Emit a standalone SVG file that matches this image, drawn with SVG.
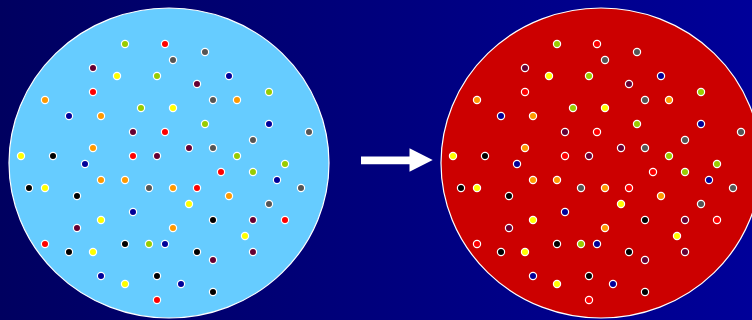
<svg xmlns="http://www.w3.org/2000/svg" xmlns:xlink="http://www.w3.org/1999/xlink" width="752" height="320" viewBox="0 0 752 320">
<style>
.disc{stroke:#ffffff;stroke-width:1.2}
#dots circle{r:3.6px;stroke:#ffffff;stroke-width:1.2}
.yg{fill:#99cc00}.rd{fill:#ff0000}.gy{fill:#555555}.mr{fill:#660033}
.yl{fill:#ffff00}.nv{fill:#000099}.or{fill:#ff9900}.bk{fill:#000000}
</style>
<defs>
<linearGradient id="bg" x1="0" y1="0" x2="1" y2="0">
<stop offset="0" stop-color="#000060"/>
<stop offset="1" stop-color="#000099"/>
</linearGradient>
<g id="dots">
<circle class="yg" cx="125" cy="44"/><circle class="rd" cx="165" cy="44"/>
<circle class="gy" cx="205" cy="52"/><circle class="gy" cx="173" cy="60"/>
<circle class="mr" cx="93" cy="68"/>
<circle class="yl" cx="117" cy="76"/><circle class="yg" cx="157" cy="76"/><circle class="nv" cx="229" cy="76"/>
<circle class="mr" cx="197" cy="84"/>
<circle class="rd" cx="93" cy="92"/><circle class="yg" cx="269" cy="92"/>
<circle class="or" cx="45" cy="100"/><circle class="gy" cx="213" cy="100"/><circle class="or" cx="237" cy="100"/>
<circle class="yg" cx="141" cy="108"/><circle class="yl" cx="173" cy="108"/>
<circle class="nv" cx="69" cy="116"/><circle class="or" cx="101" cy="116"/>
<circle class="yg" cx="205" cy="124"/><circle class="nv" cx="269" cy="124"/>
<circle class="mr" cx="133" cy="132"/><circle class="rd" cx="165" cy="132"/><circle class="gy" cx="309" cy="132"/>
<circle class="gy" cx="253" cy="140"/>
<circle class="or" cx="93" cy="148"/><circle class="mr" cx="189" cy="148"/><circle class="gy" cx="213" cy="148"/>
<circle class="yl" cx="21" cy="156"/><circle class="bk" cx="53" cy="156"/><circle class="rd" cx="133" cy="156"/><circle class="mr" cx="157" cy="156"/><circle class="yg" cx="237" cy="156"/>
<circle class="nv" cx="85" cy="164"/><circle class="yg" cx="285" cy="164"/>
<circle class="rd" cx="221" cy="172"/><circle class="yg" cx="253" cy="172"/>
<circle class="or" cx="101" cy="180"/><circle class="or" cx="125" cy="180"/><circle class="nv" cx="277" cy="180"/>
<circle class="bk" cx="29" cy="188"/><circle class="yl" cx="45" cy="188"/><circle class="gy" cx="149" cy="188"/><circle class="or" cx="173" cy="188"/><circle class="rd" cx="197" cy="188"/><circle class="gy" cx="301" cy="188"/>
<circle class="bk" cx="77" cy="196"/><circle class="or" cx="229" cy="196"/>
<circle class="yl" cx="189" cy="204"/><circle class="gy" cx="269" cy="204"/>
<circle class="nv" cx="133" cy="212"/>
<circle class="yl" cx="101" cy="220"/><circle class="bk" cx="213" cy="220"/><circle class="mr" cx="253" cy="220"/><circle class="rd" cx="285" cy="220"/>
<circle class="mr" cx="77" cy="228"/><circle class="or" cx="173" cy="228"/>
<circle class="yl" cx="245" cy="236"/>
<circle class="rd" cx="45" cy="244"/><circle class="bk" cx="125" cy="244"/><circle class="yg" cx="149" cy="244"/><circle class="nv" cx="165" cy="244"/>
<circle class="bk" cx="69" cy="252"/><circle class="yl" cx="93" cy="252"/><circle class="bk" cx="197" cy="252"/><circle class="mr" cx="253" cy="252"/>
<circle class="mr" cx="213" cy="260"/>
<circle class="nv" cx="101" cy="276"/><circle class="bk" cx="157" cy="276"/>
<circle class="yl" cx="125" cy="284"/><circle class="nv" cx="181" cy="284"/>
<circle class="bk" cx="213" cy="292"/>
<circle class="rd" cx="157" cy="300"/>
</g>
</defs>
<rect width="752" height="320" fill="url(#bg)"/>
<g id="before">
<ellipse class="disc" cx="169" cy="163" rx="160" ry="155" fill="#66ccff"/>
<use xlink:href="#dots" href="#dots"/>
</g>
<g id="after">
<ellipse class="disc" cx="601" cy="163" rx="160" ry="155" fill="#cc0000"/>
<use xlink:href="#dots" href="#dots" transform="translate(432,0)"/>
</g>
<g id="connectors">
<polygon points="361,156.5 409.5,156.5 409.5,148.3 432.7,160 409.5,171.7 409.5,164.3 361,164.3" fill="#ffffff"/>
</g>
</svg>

...

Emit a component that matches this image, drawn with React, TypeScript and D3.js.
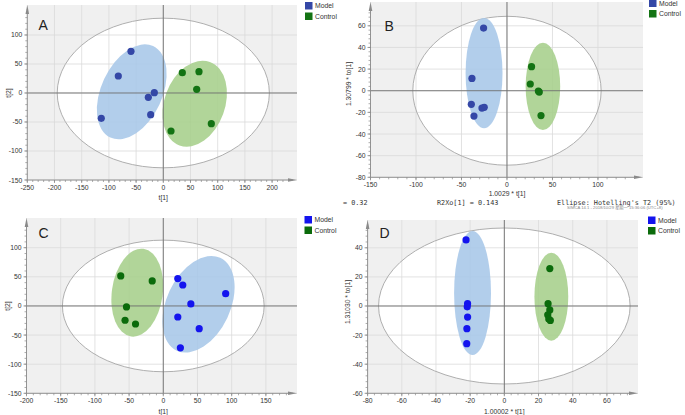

--

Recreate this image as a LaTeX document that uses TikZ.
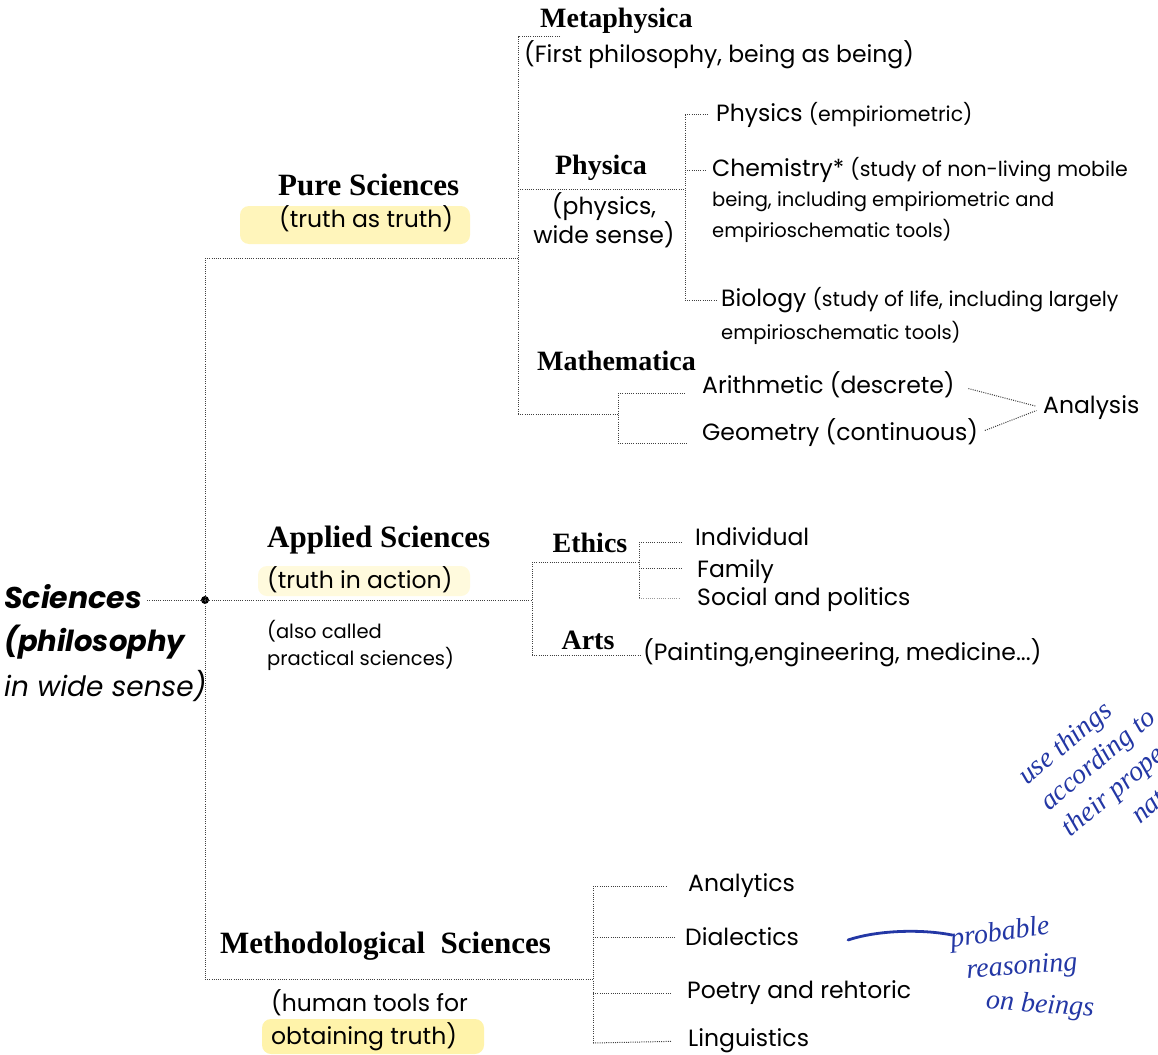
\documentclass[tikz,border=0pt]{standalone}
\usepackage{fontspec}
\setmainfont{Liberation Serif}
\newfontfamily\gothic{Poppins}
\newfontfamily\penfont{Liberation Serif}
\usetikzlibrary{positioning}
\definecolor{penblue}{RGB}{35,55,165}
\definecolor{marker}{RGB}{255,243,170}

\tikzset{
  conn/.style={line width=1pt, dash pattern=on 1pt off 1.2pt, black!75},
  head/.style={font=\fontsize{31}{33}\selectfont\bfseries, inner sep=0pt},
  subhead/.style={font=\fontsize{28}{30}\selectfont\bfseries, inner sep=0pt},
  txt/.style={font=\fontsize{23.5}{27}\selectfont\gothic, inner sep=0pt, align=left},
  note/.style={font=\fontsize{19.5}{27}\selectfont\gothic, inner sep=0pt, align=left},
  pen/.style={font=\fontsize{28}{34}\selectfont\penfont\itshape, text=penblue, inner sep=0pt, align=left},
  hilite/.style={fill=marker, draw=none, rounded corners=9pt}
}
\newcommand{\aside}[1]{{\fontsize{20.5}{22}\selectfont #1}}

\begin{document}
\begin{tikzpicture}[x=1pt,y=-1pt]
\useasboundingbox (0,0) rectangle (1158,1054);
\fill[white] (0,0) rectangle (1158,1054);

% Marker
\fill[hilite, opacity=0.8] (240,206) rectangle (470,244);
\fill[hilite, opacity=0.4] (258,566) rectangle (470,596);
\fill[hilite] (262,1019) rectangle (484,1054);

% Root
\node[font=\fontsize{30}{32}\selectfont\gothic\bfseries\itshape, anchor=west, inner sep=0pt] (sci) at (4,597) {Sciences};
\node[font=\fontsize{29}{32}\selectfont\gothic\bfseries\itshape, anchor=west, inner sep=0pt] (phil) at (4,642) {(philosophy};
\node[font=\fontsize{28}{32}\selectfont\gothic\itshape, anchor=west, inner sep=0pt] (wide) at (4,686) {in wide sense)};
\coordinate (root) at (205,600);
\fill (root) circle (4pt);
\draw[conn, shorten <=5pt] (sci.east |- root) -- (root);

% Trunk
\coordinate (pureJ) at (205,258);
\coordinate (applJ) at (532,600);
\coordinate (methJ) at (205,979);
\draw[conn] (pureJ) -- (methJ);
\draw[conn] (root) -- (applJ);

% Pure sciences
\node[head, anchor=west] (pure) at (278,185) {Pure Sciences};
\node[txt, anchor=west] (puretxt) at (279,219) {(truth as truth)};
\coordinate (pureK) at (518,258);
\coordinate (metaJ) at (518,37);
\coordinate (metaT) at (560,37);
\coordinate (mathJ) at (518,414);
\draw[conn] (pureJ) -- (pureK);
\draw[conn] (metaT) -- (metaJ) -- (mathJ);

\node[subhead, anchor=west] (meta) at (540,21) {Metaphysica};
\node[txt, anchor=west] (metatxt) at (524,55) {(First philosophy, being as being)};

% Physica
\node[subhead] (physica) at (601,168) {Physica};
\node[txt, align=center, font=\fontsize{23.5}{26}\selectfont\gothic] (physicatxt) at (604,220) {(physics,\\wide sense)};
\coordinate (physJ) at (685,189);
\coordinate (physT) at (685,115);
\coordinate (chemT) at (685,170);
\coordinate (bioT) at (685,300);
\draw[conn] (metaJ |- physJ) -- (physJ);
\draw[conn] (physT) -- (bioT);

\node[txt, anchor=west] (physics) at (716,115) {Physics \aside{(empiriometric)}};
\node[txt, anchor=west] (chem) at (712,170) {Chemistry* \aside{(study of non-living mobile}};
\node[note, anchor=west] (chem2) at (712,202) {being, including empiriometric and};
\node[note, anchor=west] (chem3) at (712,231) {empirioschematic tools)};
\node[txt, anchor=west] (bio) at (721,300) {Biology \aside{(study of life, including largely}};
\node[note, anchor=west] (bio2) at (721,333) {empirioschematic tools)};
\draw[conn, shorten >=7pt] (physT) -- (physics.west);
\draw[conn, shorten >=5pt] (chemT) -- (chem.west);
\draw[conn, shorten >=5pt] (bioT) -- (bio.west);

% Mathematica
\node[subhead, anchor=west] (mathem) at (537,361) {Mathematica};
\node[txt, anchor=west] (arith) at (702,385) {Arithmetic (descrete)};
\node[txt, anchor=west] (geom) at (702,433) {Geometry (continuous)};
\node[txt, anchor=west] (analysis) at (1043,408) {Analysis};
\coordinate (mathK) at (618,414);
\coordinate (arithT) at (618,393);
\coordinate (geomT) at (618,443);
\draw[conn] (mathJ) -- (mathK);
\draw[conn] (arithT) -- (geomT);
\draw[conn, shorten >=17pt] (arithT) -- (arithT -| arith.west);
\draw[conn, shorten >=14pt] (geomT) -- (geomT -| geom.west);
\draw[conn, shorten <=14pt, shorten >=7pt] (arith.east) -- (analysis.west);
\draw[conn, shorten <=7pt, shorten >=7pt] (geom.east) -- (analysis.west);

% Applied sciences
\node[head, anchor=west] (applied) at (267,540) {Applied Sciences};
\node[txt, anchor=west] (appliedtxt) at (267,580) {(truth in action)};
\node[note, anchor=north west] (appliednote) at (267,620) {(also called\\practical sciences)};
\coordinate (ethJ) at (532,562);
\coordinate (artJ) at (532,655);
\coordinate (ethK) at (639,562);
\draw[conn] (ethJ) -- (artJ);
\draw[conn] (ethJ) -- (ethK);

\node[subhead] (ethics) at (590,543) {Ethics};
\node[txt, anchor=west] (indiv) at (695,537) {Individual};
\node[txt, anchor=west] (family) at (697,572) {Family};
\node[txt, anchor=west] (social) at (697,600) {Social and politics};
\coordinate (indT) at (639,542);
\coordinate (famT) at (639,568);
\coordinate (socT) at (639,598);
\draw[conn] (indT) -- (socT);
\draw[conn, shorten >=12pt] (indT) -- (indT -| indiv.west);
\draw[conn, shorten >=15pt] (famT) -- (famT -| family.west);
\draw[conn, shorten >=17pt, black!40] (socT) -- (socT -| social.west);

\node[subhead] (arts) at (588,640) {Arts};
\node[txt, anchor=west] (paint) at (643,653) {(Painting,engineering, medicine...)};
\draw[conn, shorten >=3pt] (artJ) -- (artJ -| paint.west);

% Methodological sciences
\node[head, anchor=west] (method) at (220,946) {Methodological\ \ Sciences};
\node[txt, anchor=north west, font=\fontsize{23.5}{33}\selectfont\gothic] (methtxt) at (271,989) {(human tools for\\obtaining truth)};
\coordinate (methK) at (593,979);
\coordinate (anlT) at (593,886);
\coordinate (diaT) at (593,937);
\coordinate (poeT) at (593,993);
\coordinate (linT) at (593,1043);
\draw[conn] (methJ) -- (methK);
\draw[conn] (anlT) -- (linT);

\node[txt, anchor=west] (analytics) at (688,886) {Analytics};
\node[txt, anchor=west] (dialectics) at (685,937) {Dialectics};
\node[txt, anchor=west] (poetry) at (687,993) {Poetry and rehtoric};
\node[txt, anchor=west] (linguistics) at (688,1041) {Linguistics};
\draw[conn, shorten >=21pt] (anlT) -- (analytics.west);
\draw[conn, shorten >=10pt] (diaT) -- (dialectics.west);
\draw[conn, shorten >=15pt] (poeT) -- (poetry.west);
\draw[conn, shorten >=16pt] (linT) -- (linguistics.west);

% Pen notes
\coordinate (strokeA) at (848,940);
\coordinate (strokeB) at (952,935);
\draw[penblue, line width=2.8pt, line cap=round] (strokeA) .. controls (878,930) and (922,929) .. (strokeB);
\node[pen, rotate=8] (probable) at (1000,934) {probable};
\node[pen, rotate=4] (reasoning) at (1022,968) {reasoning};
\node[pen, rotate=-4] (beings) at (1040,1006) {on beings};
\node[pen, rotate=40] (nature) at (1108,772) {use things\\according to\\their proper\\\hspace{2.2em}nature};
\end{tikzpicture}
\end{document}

→ TASK TO COMPLETE:
Out of the records above, set down only the lines from the one that contains "Recreate this image" through the one that contains "(262,1019) rectangle (484,1054);", unchanged and without the pictures.

→ EXERCISE RESULT:
Recreate this image as a LaTeX document that uses TikZ.
\documentclass[tikz,border=0pt]{standalone}
\usepackage{fontspec}
\setmainfont{Liberation Serif}
\newfontfamily\gothic{Poppins}
\newfontfamily\penfont{Liberation Serif}
\usetikzlibrary{positioning}
\definecolor{penblue}{RGB}{35,55,165}
\definecolor{marker}{RGB}{255,243,170}

\tikzset{
  conn/.style={line width=1pt, dash pattern=on 1pt off 1.2pt, black!75},
  head/.style={font=\fontsize{31}{33}\selectfont\bfseries, inner sep=0pt},
  subhead/.style={font=\fontsize{28}{30}\selectfont\bfseries, inner sep=0pt},
  txt/.style={font=\fontsize{23.5}{27}\selectfont\gothic, inner sep=0pt, align=left},
  note/.style={font=\fontsize{19.5}{27}\selectfont\gothic, inner sep=0pt, align=left},
  pen/.style={font=\fontsize{28}{34}\selectfont\penfont\itshape, text=penblue, inner sep=0pt, align=left},
  hilite/.style={fill=marker, draw=none, rounded corners=9pt}
}
\newcommand{\aside}[1]{{\fontsize{20.5}{22}\selectfont #1}}

\begin{document}
\begin{tikzpicture}[x=1pt,y=-1pt]
\useasboundingbox (0,0) rectangle (1158,1054);
\fill[white] (0,0) rectangle (1158,1054);

% Marker
\fill[hilite, opacity=0.8] (240,206) rectangle (470,244);
\fill[hilite, opacity=0.4] (258,566) rectangle (470,596);
\fill[hilite] (262,1019) rectangle (484,1054);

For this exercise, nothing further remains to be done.